With the images removed, repeat the data below exactly.

* * *

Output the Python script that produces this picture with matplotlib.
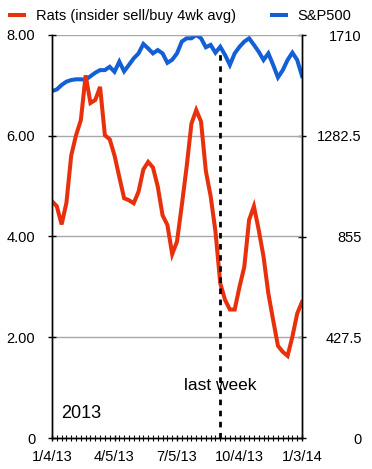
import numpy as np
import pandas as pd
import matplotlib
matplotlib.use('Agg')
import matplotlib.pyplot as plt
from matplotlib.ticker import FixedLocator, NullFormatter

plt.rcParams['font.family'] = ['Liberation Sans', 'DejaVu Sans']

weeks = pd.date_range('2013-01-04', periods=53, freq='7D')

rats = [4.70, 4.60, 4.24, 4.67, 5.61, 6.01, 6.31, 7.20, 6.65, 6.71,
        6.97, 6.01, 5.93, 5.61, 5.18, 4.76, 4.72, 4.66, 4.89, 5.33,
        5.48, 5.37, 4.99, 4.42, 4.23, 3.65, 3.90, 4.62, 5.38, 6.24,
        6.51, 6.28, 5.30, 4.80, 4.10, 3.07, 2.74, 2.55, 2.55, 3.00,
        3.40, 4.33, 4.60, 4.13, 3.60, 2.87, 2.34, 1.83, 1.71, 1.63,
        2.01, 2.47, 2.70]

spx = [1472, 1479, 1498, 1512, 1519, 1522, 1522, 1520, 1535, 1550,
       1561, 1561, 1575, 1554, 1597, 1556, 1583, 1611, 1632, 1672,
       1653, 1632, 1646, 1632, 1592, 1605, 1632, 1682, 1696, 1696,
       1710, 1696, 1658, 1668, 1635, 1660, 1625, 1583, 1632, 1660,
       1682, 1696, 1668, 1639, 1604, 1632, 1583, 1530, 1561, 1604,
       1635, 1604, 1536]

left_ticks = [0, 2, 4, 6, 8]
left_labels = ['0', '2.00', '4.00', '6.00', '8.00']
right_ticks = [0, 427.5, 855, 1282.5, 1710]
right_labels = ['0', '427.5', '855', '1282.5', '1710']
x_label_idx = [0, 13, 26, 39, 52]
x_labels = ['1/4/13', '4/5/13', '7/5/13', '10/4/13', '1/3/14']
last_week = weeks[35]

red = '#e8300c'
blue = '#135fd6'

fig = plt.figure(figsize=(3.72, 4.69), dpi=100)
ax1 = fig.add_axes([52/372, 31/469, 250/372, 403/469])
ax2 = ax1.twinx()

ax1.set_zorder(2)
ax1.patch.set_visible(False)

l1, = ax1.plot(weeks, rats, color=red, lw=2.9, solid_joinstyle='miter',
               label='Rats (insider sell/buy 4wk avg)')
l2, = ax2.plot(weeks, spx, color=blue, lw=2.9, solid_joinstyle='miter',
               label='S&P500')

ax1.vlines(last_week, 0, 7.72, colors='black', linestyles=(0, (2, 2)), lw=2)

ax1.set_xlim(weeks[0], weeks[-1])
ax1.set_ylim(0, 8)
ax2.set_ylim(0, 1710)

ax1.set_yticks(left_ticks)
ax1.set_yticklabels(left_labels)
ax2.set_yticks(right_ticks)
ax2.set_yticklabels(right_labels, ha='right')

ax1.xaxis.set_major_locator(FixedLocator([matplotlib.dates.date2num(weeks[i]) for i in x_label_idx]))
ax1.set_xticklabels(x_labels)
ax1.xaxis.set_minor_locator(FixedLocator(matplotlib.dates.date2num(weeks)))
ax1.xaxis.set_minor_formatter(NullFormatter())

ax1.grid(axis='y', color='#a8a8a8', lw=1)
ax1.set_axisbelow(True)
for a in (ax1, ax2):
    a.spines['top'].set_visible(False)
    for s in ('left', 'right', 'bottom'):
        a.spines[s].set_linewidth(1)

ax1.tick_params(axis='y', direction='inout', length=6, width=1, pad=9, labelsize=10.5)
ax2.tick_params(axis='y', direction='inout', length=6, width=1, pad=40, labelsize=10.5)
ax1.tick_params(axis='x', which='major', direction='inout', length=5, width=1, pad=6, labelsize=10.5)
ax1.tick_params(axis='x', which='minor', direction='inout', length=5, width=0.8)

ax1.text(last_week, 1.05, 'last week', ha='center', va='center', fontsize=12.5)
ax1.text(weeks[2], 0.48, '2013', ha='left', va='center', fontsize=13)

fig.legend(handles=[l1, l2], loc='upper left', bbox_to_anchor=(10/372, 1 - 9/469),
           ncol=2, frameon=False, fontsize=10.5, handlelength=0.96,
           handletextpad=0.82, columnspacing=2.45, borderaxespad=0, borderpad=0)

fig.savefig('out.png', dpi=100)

* * *

◆ SOLUTION FOR THIS PROBLEM
Output the Python script that produces this picture with matplotlib.
import numpy as np
import pandas as pd
import matplotlib
matplotlib.use('Agg')
import matplotlib.pyplot as plt
from matplotlib.ticker import FixedLocator, NullFormatter

plt.rcParams['font.family'] = ['Liberation Sans', 'DejaVu Sans']

weeks = pd.date_range('2013-01-04', periods=53, freq='7D')

rats = [4.70, 4.60, 4.24, 4.67, 5.61, 6.01, 6.31, 7.20, 6.65, 6.71,
        6.97, 6.01, 5.93, 5.61, 5.18, 4.76, 4.72, 4.66, 4.89, 5.33,
        5.48, 5.37, 4.99, 4.42, 4.23, 3.65, 3.90, 4.62, 5.38, 6.24,
        6.51, 6.28, 5.30, 4.80, 4.10, 3.07, 2.74, 2.55, 2.55, 3.00,
        3.40, 4.33, 4.60, 4.13, 3.60, 2.87, 2.34, 1.83, 1.71, 1.63,
        2.01, 2.47, 2.70]

spx = [1472, 1479, 1498, 1512, 1519, 1522, 1522, 1520, 1535, 1550,
       1561, 1561, 1575, 1554, 1597, 1556, 1583, 1611, 1632, 1672,
       1653, 1632, 1646, 1632, 1592, 1605, 1632, 1682, 1696, 1696,
       1710, 1696, 1658, 1668, 1635, 1660, 1625, 1583, 1632, 1660,
       1682, 1696, 1668, 1639, 1604, 1632, 1583, 1530, 1561, 1604,
       1635, 1604, 1536]

left_ticks = [0, 2, 4, 6, 8]
left_labels = ['0', '2.00', '4.00', '6.00', '8.00']
right_ticks = [0, 427.5, 855, 1282.5, 1710]
right_labels = ['0', '427.5', '855', '1282.5', '1710']
x_label_idx = [0, 13, 26, 39, 52]
x_labels = ['1/4/13', '4/5/13', '7/5/13', '10/4/13', '1/3/14']
last_week = weeks[35]

red = '#e8300c'
blue = '#135fd6'

fig = plt.figure(figsize=(3.72, 4.69), dpi=100)
ax1 = fig.add_axes([52/372, 31/469, 250/372, 403/469])
ax2 = ax1.twinx()

ax1.set_zorder(2)
ax1.patch.set_visible(False)

l1, = ax1.plot(weeks, rats, color=red, lw=2.9, solid_joinstyle='miter',
               label='Rats (insider sell/buy 4wk avg)')
l2, = ax2.plot(weeks, spx, color=blue, lw=2.9, solid_joinstyle='miter',
               label='S&P500')

ax1.vlines(last_week, 0, 7.72, colors='black', linestyles=(0, (2, 2)), lw=2)

ax1.set_xlim(weeks[0], weeks[-1])
ax1.set_ylim(0, 8)
ax2.set_ylim(0, 1710)

ax1.set_yticks(left_ticks)
ax1.set_yticklabels(left_labels)
ax2.set_yticks(right_ticks)
ax2.set_yticklabels(right_labels, ha='right')

ax1.xaxis.set_major_locator(FixedLocator([matplotlib.dates.date2num(weeks[i]) for i in x_label_idx]))
ax1.set_xticklabels(x_labels)
ax1.xaxis.set_minor_locator(FixedLocator(matplotlib.dates.date2num(weeks)))
ax1.xaxis.set_minor_formatter(NullFormatter())

ax1.grid(axis='y', color='#a8a8a8', lw=1)
ax1.set_axisbelow(True)
for a in (ax1, ax2):
    a.spines['top'].set_visible(False)
    for s in ('left', 'right', 'bottom'):
        a.spines[s].set_linewidth(1)

ax1.tick_params(axis='y', direction='inout', length=6, width=1, pad=9, labelsize=10.5)
ax2.tick_params(axis='y', direction='inout', length=6, width=1, pad=40, labelsize=10.5)
ax1.tick_params(axis='x', which='major', direction='inout', length=5, width=1, pad=6, labelsize=10.5)
ax1.tick_params(axis='x', which='minor', direction='inout', length=5, width=0.8)

ax1.text(last_week, 1.05, 'last week', ha='center', va='center', fontsize=12.5)
ax1.text(weeks[2], 0.48, '2013', ha='left', va='center', fontsize=13)

fig.legend(handles=[l1, l2], loc='upper left', bbox_to_anchor=(10/372, 1 - 9/469),
           ncol=2, frameon=False, fontsize=10.5, handlelength=0.96,
           handletextpad=0.82, columnspacing=2.45, borderaxespad=0, borderpad=0)

fig.savefig('out.png', dpi=100)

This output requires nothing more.